Artagão lembrou que a revisão geral anual, prevista no artigo 37, X, da Constituição Federal, não gera ganho remuneratório real, mas apenas promove a recomposição da perda inflacionária frente à instabilidade da moeda. Ele acrescentou que o artigo 8º, I, da LC 173/20 não veda a recomposição inflacionária; mas, na verdade, impede eventual aumento real concedido aos servidores, tanto que o seu texto veda expressamente o reajuste acima da variação da inflação e prevê a preservação do poder aquisitivo.
OPINIÃO
Em uma análise sobre a LC 173, o advogado Dr.
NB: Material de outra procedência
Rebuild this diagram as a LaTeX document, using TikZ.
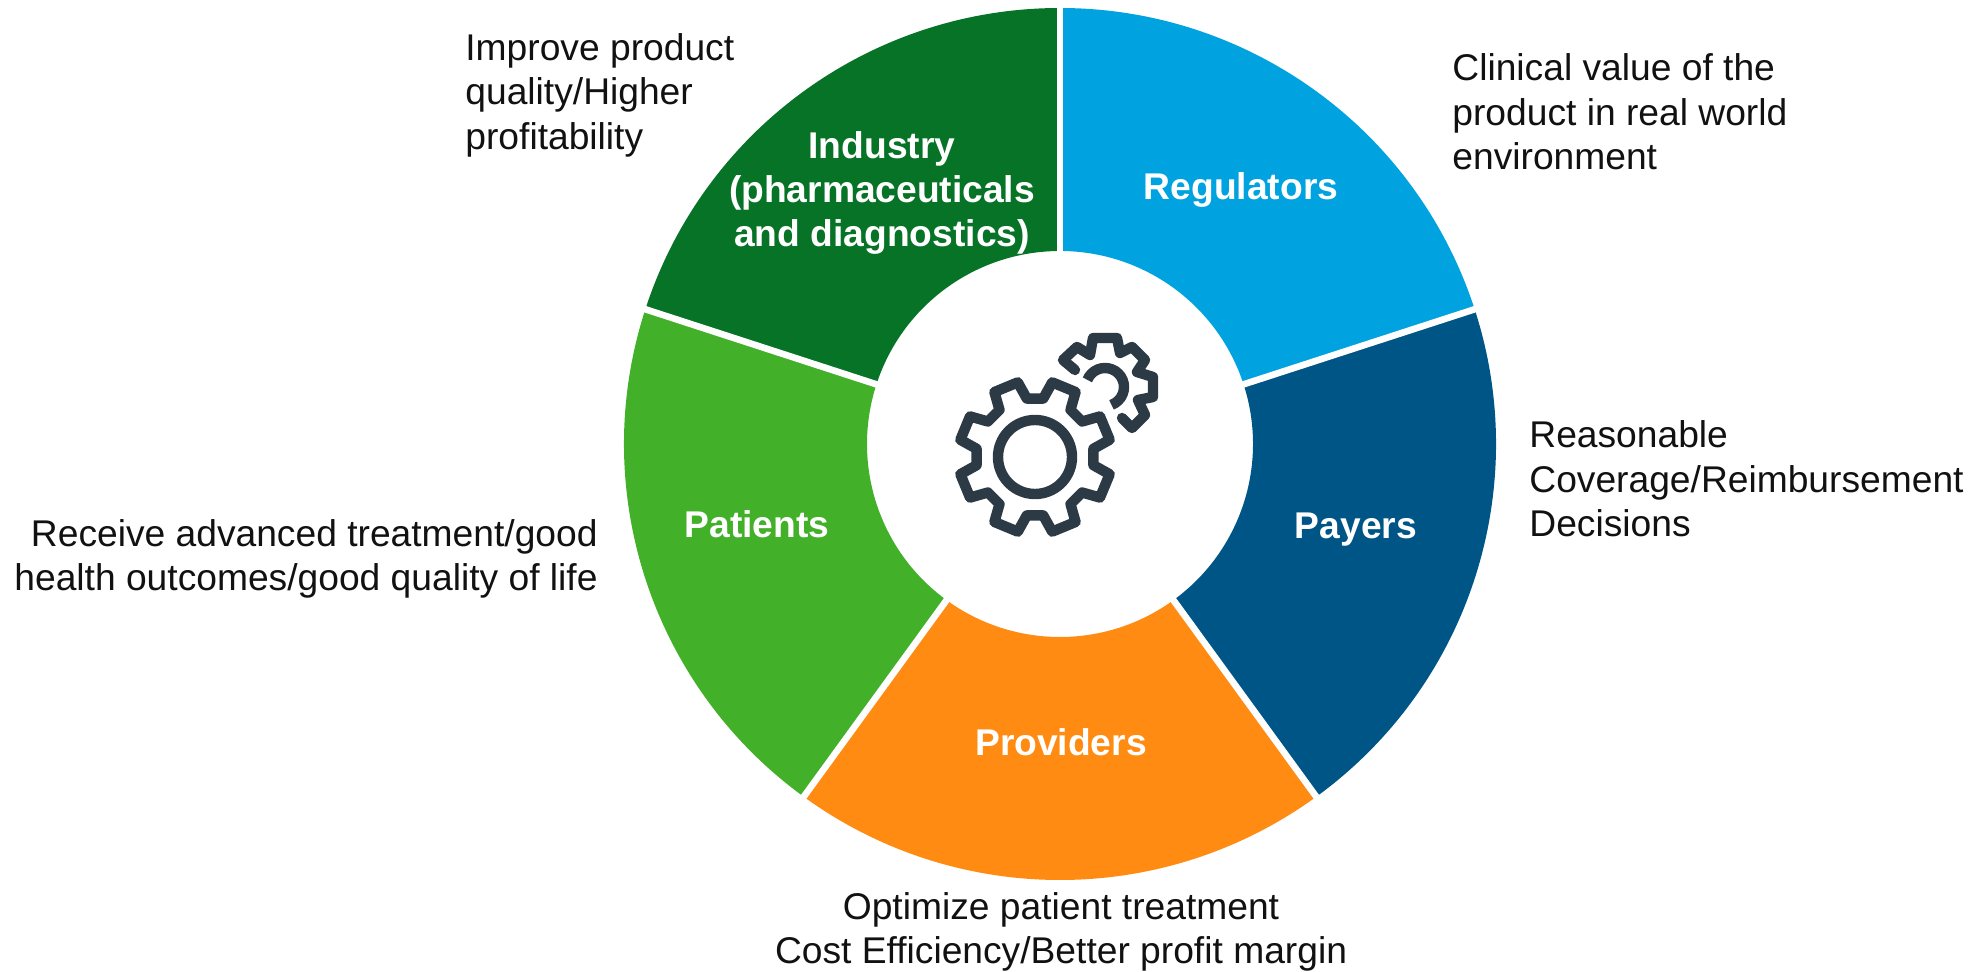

Antonio Nestor Cunha de Sá, graduado pela Universidade Federal do Piauí-UFPI, pós-graduando em Licitações e Contratos e com atuação em direito administrativo, sindical, trabalhista e previdenciário, afirma:
Desse modo, em que pese as vedações trazidas pela Lei Complementar 173/20, não merece prosperar a tese de que o aumento salarial estaria vedado em absoluto. Há exceções claras à regra que devem ser observadas de modo a garantir o cumprimento dos planos de cargos, carreiras e vencimentos dos servidores públicos”.
PARECER DO CONSELHO NACIONAL DE MUNICÍPIOS (CNM)
No mês de março o plenário do Supremo Tribunal Federal (STF) julgou constitucional toda a Lei Complementar 173/2020. O veredito veio de encontro a três ações diretas de inconstitucionalidade (ADI), abertas por PT, PDT e Podemos, todas relatadas pelo ministro Alexandre de Moraes. Em fevereiro, o CNM divulgou parecer aos municípios e, em seu posicionamento, fica claro o entendimento de exceções na vedação de reajustes, como em casos de salário-base inferior ao salário mínimo e progressões implantadas antes de vigorar a LC 173. Apesar disso, o parecer afirma que, segundo a LC 173, o reajuste recai na recomposição da remuneração dos Servidores, caracterizando-se como uma adequação de remuneração, que é vedada pela Lei Complementar na forma da expressão “qualquer título”.
No entanto, como explicou o TCE-PR no processo citado nesta matéria, é vedado aos entes criar despesa obrigatória de caráter continuado; adotar medida que implique reajuste de despesa obrigatória acima da variação da inflação medida pelo Índice Nacional de Preços ao Consumidor Amplo (IPCA), observada a preservação do poder aquisitivo referida na Constituição Federal. Sendo assim, a reposição inflacionária não é impedida pela LC 173.